Perfumados fragmentos literários – parte III – Clarice Lispector

Clarice Lispector, nascida Haia Pinkhasovna Lispector (Tchetchelnik, 10/12/1920 — Rio de Janeiro, 9 /12/1977), escritora e jornalista nascida na Ucrânia e naturalizada brasileira. Também foi colunista do Jornal do Brasil, do Correio da Manhã e Diário da Noite. As colunas, que foram publicadas entre as décadas de 60 e 70, eram destinadas ao público feminino, e abordavam assuntos como dicas de beleza, moda e comportamento. Ministrava os “cursinhos” voltados ao interesse feminino, e um desses era sobre o perfume:

O “cursinho” se desenvolveu em seis aulas. Passo a passo, a leitora aprendia que o perfume deve ser uma emanação da personalidade, acentuando a presença da mulher, ao envolvê-la discretamente. Depois, é instruída em como e onde aplicar. Nunca na roupa e sempre na pele. Também é preciso observar o tipo de perfume ou a quantidade aplicada para quando for almoçar ou jantar, pois a comida poderá ser envenenada pelo cheiro forte e as pessoas perderem a fome. Na quarta aula, a leitora aprende como escolher e como conservar o perfume. Os frascos pequenos são os melhores. Nos grandes, o perfume evapora-se antes que se tenha tempo de usá-lo. O calor e a claridade alteram a essência do perfume. Portanto, não se deve guardá-lo em locais iluminados pelo sol ou expostos à luz. Por fim, onde aplicar: uma gota atrás da orelha, nos pulsos, na nuca, nas têmporas ou no “interior dos cotovelos” (dobra do antebraço com o braço).

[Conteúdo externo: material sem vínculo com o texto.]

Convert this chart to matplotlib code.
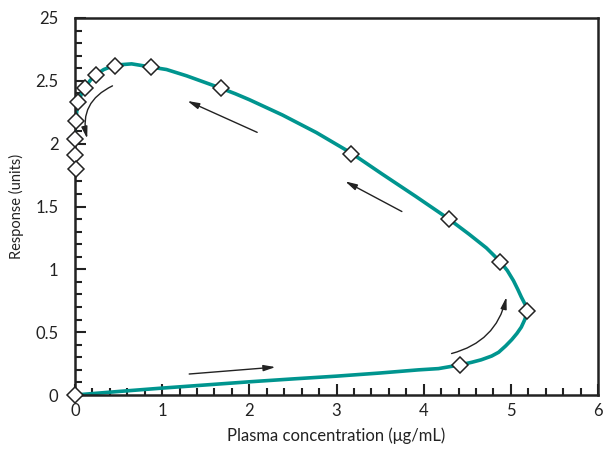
import matplotlib
matplotlib.use("Agg")
import matplotlib.pyplot as plt
from matplotlib.ticker import MultipleLocator

plt.rcParams["font.family"] = ["Lato", "DejaVu Sans"]

# fitted hysteresis loop (counter-clockwise)
curve_x = [0.0, 0.5, 1.0, 1.5, 2.0, 2.5, 3.0, 3.5, 3.94, 4.17, 4.42, 4.55,
           4.66, 4.78, 4.86, 4.94, 5.01, 5.07, 5.12, 5.16, 5.19, 5.18, 5.15,
           5.12, 5.08, 5.03, 4.96, 4.88, 4.72, 4.52, 4.29, 3.91, 3.52, 3.17,
           2.77, 2.38, 2.0, 1.84, 1.68, 1.28, 1.05, 0.87, 0.65, 0.46, 0.33,
           0.24, 0.17, 0.11, 0.07, 0.04, 0.02, 0.01, 0.0]
curve_y = [0.0, 0.028, 0.055, 0.08, 0.105, 0.128, 0.15, 0.175, 0.20, 0.21,
           0.24, 0.26, 0.28, 0.31, 0.34, 0.39, 0.44, 0.49, 0.54, 0.60, 0.67,
           0.70, 0.74, 0.78, 0.84, 0.91, 0.99, 1.06, 1.17, 1.28, 1.40, 1.58,
           1.76, 1.925, 2.088, 2.228, 2.35, 2.397, 2.44, 2.54, 2.59, 2.61,
           2.635, 2.625, 2.59, 2.55, 2.50, 2.44, 2.39, 2.33, 2.26, 2.18, 2.10]

# observed points
obs_x = [0.0, 4.42, 5.19, 4.88, 4.29, 3.17, 1.68, 0.87, 0.46, 0.24, 0.11,
         0.04, 0.01, 0.0, 0.0, 0.01]
obs_y = [0.0, 0.24, 0.67, 1.06, 1.40, 1.92, 2.44, 2.61, 2.62, 2.55, 2.44,
         2.33, 2.18, 2.04, 1.91, 1.80]

# direction arrows: (tail, head, curvature)
arrows = [
    ((1.31, 0.167), (2.30, 0.222), 0.0),
    ((4.32, 0.33), (4.95, 0.78), 0.3),
    ((3.75, 1.46), (3.10, 1.70), 0.0),
    ((2.09, 2.09), (1.29, 2.34), 0.0),
    ((0.43, 2.46), (0.14, 2.04), 0.4),
]

ytick_vals = [0, 0.5, 1, 1.5, 2, 2.5, 3]
ytick_labels = ["0", "0.5", "1", "1.5", "2", "2.5", "25"]

teal = "#00958f"

fig = plt.figure(figsize=(6.05, 4.53), dpi=100)
ax = fig.add_axes([75 / 605, 58 / 453, 523 / 605, 377 / 453])

ax.plot(curve_x, curve_y, color=teal, linewidth=2.6, solid_capstyle="butt",
        solid_joinstyle="round", zorder=2)
ax.plot(obs_x, obs_y, linestyle="none", marker="D", markersize=8.5,
        markerfacecolor="white", markeredgecolor="#222222",
        markeredgewidth=1.1, zorder=3, clip_on=False)

for (tx, ty), (hx, hy), rad in arrows:
    ax.annotate("", xy=(hx, hy), xytext=(tx, ty),
                arrowprops=dict(arrowstyle="-|>,head_length=0.7,head_width=0.18",
                                color="#222222", lw=1.0, shrinkA=0, shrinkB=0,
                                connectionstyle=f"arc3,rad={rad}"))

ax.set_xlim(0, 6)
ax.set_ylim(0, 3)
ax.xaxis.set_major_locator(MultipleLocator(1))
ax.xaxis.set_minor_locator(MultipleLocator(0.2))
ax.yaxis.set_minor_locator(MultipleLocator(0.1))
ax.set_yticks(ytick_vals)
ax.set_yticklabels(ytick_labels)
ax.tick_params(which="both", direction="in", width=1.5, color="#222222",
               labelsize=12, labelcolor="#222222")
ax.tick_params(which="major", length=8)
ax.tick_params(which="minor", length=5)
ax.tick_params(axis="y", pad=12)
ax.tick_params(axis="x", pad=6)
for side in ax.spines.values():
    side.set_linewidth(1.8)
    side.set_color("#222222")

ax.set_xlabel("Plasma concentration (μg/mL)", fontsize=12, color="#222222",
              labelpad=6)
ax.set_ylabel("Response (units)", fontsize=10.5, color="#222222", labelpad=8)

plt.savefig("out.png", dpi=100, facecolor="white")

Os segredos sobre o uso do perfume foram também publicados, com outra redação, na coluna de Tereza Quadros, pseudônimo de Clarice Lispector para o tablóide Comício, em 1952.

Na produção literária de Clarice Lispector encontramos diversas referências ao perfume:

… estava na hora de se vestir: olhou-se ao espelho e só era bonita pelo fato de ser uma mulher; seu corpo era fino e forte, um dos motivos imaginários que faziam com que Ulisses a quisesse; escolheu um vestido de fazenda pesada, apesar do calor, quase sem modelo, o modelo seria o seu próprio corpo mas enfeitar-se era um ritual que a tornava grave: a fazenda já não era um mero tecido, transformava-se em matéria de coisa e era esse estofo que com o seu corpo ela dava corpo — como podia um simples pano ganhar tanto movimento? seus cabelos de manhã lavados e secos ao sol do pequeno terraço estavam de seda castanha mais antiga — bonita? não, mulher: Lóri então pintou cuidadosamente os lábios e os olhos, o que ela fazia, segundo uma colega, muito mal feito, passou perfume na testa e no nascimento dos seios — a terra era perfumada com cheiro de mil folhas e flores esmagadas: Lóri se perfumava e essa era uma das suas imitações do mundo, ela que tanto procurava aprender a vida — com o perfume, de algum modo intensificava o que quer que ela era e por isso não podia usar perfumes que a contradiziam: perfumar-se era de uma sabedoria instintiva, vinda de milênios de mulheres aparentemente passivas aprendendo, e, como toda arte, exigia que ela tivesse um mínimo de conhecimento de si própria: usava um perfume levemente sufocante, gostoso como húmus, como se a cabeça deitada esmagasse húmus, cujo nome não dizia a nenhuma de suas colegas-professoras: porque ele era seu, era ela, já que para Lóri perfumar-se era um ato secreto e quase religioso.”

Trecho do livro “Uma Aprendizagem ou O Livro dos Prazeres”, de Clarice Lispector, de 1969.

Outros trechos perfumados:

“Vou tomar um banho antes de sair e perfumar-me com um perfume que é segredo meu. Só digo uma coisa dele: é agreste e um pouco áspero, com doçura escondida.”

Eu me perfumo para intensificar o que sou. Por isso não posso usar perfumes que me contrariem. Perfumar-se é uma sabedoria instintiva. E, como toda arte, exige algum conhecimento de si própria. Uso um perfume cujo nome não digo: é meu, sou eu. Duas amigas já me perguntaram o nome, eu disse, elas compraram. E deram-me de volta: simplesmente não era delas. Não digo o nome também por segredo: é bom perfumar-se em segredo.

Depois voltarei ao mar. Sempre volto.Mas falei em perfume. Lembrei-me do jasmim. Jasmim é de noite. E me mata lentamente. Luto contra, desisto porque sinto que o perfume é mais forte do que eu, e morro. Quando acordo, sou uma iniciada.” – da crônica “Jasmim”, publicada em 7 de abril de 1972.